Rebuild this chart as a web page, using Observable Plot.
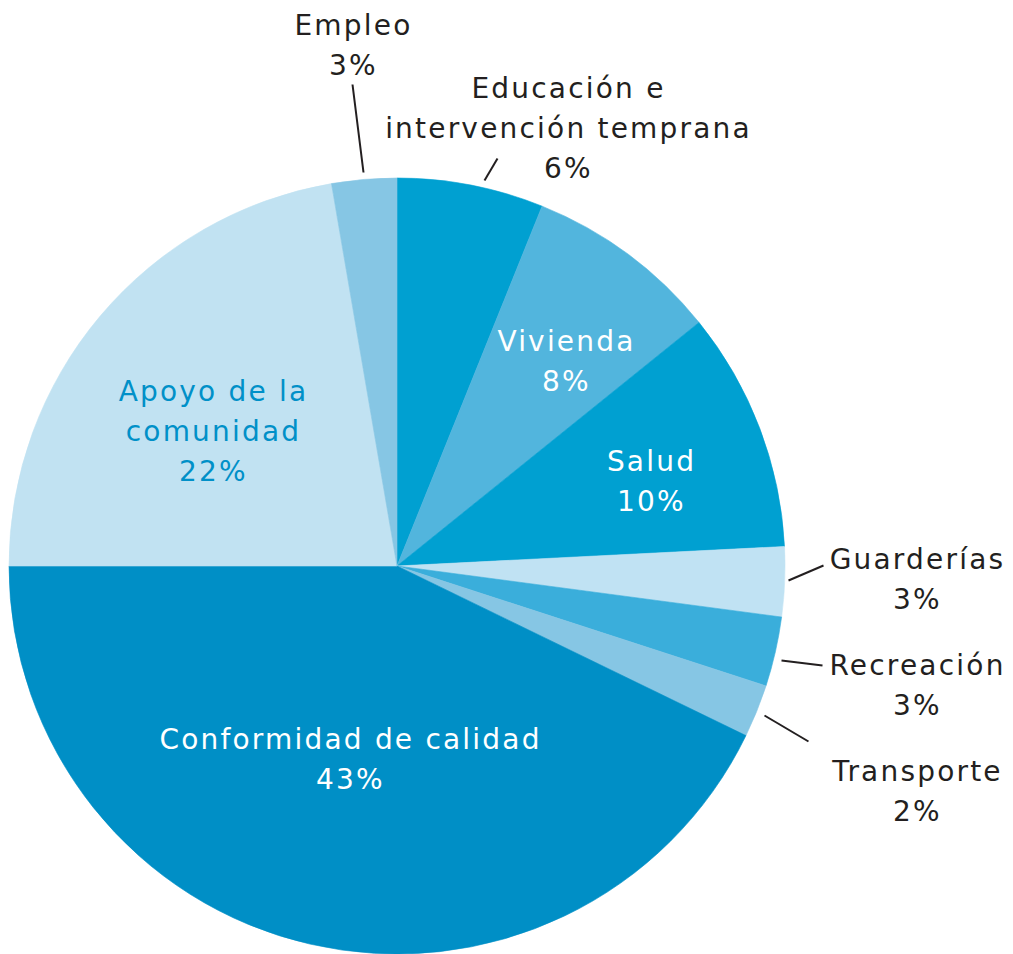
<!DOCTYPE html>
<html>
<head>
<meta charset="utf-8">
<script src="https://cdn.jsdelivr.net/npm/d3@7"></script>
<script src="https://cdn.jsdelivr.net/npm/@observablehq/plot@0.6"></script>
<style>
  html, body { margin: 0; padding: 0; background: #fff; }
  #chart svg { display: block; }
  #chart text { letter-spacing: 2.2px; }
</style>
</head>
<body>
<div id="chart"></div>
<script>
// ---- data ----
const categories = ["Educación e intervención temprana", "Vivienda", "Salud", "Guarderías", "Recreación", "Transporte", "Conformidad de calidad", "Apoyo de la comunidad", "Empleo"];
const displayNames = ["Educación e\nintervención temprana", "Vivienda", "Salud", "Guarderías", "Recreación", "Transporte", "Conformidad de calidad", "Apoyo de la\ncomunidad", "Empleo"];
const shares = [6.1, 8.1, 10.0, 2.9, 2.9, 2.2, 42.8, 22.3, 2.7];
const shareLabels = ["6%", "8%", "10%", "3%", "3%", "2%", "43%", "22%", "3%"];

// ---- styles / layout ----
const sliceColors = ["#00a0d1", "#52b5dd", "#00a0d1", "#c0e2f3", "#3aaedb", "#86c6e4", "#008fc6", "#c1e2f2", "#86c6e4"];
const labelColors = ["#231f20", "#ffffff", "#ffffff", "#231f20", "#231f20", "#231f20", "#ffffff", "#0090c8", "#231f20"];
const outside = [true, false, false, true, true, true, false, false, true];
// label block centres, offsets from the pie centre (px)
const labelDX = [171, 169, 254, 520, 520, 520, -47, -184, -44];
const labelDY = [-441, -208, -88, 10, 116, 222, 190, -138, -524];
// leader line ends, offsets from the pie centre (px)
const leadStartDX = [87, null, null, 391, 384, 367, null, null, -34];
const leadStartDY = [-386, null, null, 14, 94, 149, null, null, -394];
const leadEndDX = [100, null, null, 426, 425, 411, null, null, -45];
const leadEndDY = [-408, null, null, -1, 99, 175, null, null, -482];

const W = 1013, H = 954;
const CX = 397, CY = 566, R = 388;

const arcs = d3.pie().sort(null).value(d => d)(shares);

const rows = categories.map((c, i) => ({
  category: c,
  label: displayNames[i] + "\n" + shareLabels[i],
  color: labelColors[i],
  lx: labelDX[i], ly: labelDY[i],
  sx: leadStartDX[i], sy: leadStartDY[i],
  ex: leadEndDX[i], ey: leadEndDY[i],
  outside: outside[i]
}));

function pieMark(index, scales) {
  const cx = scales.x(0), cy = scales.y(0);
  const r = scales.x(R) - scales.x(0);
  const arc = d3.arc().innerRadius(0).outerRadius(r);
  const g = d3.create("svg:g").attr("transform", `translate(${cx},${cy})`);
  g.selectAll("path").data(arcs).join("path")
    .attr("d", arc)
    .attr("fill", (d, i) => sliceColors[i])
    .attr("stroke", (d, i) => sliceColors[i])
    .attr("stroke-width", 0.6);
  return g.node();
}

const chart = Plot.plot({
  width: W,
  height: H,
  margin: 0,
  style: { background: "#fff", fontFamily: "'DejaVu Sans', sans-serif" },
  x: { domain: [-CX, W - CX], range: [0, W], axis: null },
  y: { domain: [-CY, H - CY], range: [0, H], axis: null },
  marks: [
    pieMark,
    Plot.link(rows.filter(d => d.outside), {
      x1: "sx", y1: "sy", x2: "ex", y2: "ey",
      stroke: "#231f20", strokeWidth: 2
    }),
    Plot.text(rows, {
      x: "lx", y: "ly", text: "label",
      fill: d => d.color,
      fontSize: 28,
      lineHeight: 1.42,
      textAnchor: "middle",
      lineAnchor: "middle"
    })
  ]
});

document.getElementById("chart").appendChild(chart);
</script>
</body>
</html>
================================
# Short task
Set down all the data again exactly as above, pictures excluded.

# Task response
Rebuild this chart as a web page, using Observable Plot.
<!DOCTYPE html>
<html>
<head>
<meta charset="utf-8">
<script src="https://cdn.jsdelivr.net/npm/d3@7"></script>
<script src="https://cdn.jsdelivr.net/npm/@observablehq/plot@0.6"></script>
<style>
  html, body { margin: 0; padding: 0; background: #fff; }
  #chart svg { display: block; }
  #chart text { letter-spacing: 2.2px; }
</style>
</head>
<body>
<div id="chart"></div>
<script>
// ---- data ----
const categories = ["Educación e intervención temprana", "Vivienda", "Salud", "Guarderías", "Recreación", "Transporte", "Conformidad de calidad", "Apoyo de la comunidad", "Empleo"];
const displayNames = ["Educación e\nintervención temprana", "Vivienda", "Salud", "Guarderías", "Recreación", "Transporte", "Conformidad de calidad", "Apoyo de la\ncomunidad", "Empleo"];
const shares = [6.1, 8.1, 10.0, 2.9, 2.9, 2.2, 42.8, 22.3, 2.7];
const shareLabels = ["6%", "8%", "10%", "3%", "3%", "2%", "43%", "22%", "3%"];

// ---- styles / layout ----
const sliceColors = ["#00a0d1", "#52b5dd", "#00a0d1", "#c0e2f3", "#3aaedb", "#86c6e4", "#008fc6", "#c1e2f2", "#86c6e4"];
const labelColors = ["#231f20", "#ffffff", "#ffffff", "#231f20", "#231f20", "#231f20", "#ffffff", "#0090c8", "#231f20"];
const outside = [true, false, false, true, true, true, false, false, true];
// label block centres, offsets from the pie centre (px)
const labelDX = [171, 169, 254, 520, 520, 520, -47, -184, -44];
const labelDY = [-441, -208, -88, 10, 116, 222, 190, -138, -524];
// leader line ends, offsets from the pie centre (px)
const leadStartDX = [87, null, null, 391, 384, 367, null, null, -34];
const leadStartDY = [-386, null, null, 14, 94, 149, null, null, -394];
const leadEndDX = [100, null, null, 426, 425, 411, null, null, -45];
const leadEndDY = [-408, null, null, -1, 99, 175, null, null, -482];

const W = 1013, H = 954;
const CX = 397, CY = 566, R = 388;

const arcs = d3.pie().sort(null).value(d => d)(shares);

const rows = categories.map((c, i) => ({
  category: c,
  label: displayNames[i] + "\n" + shareLabels[i],
  color: labelColors[i],
  lx: labelDX[i], ly: labelDY[i],
  sx: leadStartDX[i], sy: leadStartDY[i],
  ex: leadEndDX[i], ey: leadEndDY[i],
  outside: outside[i]
}));

function pieMark(index, scales) {
  const cx = scales.x(0), cy = scales.y(0);
  const r = scales.x(R) - scales.x(0);
  const arc = d3.arc().innerRadius(0).outerRadius(r);
  const g = d3.create("svg:g").attr("transform", `translate(${cx},${cy})`);
  g.selectAll("path").data(arcs).join("path")
    .attr("d", arc)
    .attr("fill", (d, i) => sliceColors[i])
    .attr("stroke", (d, i) => sliceColors[i])
    .attr("stroke-width", 0.6);
  return g.node();
}

const chart = Plot.plot({
  width: W,
  height: H,
  margin: 0,
  style: { background: "#fff", fontFamily: "'DejaVu Sans', sans-serif" },
  x: { domain: [-CX, W - CX], range: [0, W], axis: null },
  y: { domain: [-CY, H - CY], range: [0, H], axis: null },
  marks: [
    pieMark,
    Plot.link(rows.filter(d => d.outside), {
      x1: "sx", y1: "sy", x2: "ex", y2: "ey",
      stroke: "#231f20", strokeWidth: 2
    }),
    Plot.text(rows, {
      x: "lx", y: "ly", text: "label",
      fill: d => d.color,
      fontSize: 28,
      lineHeight: 1.42,
      textAnchor: "middle",
      lineAnchor: "middle"
    })
  ]
});

document.getElementById("chart").appendChild(chart);
</script>
</body>
</html>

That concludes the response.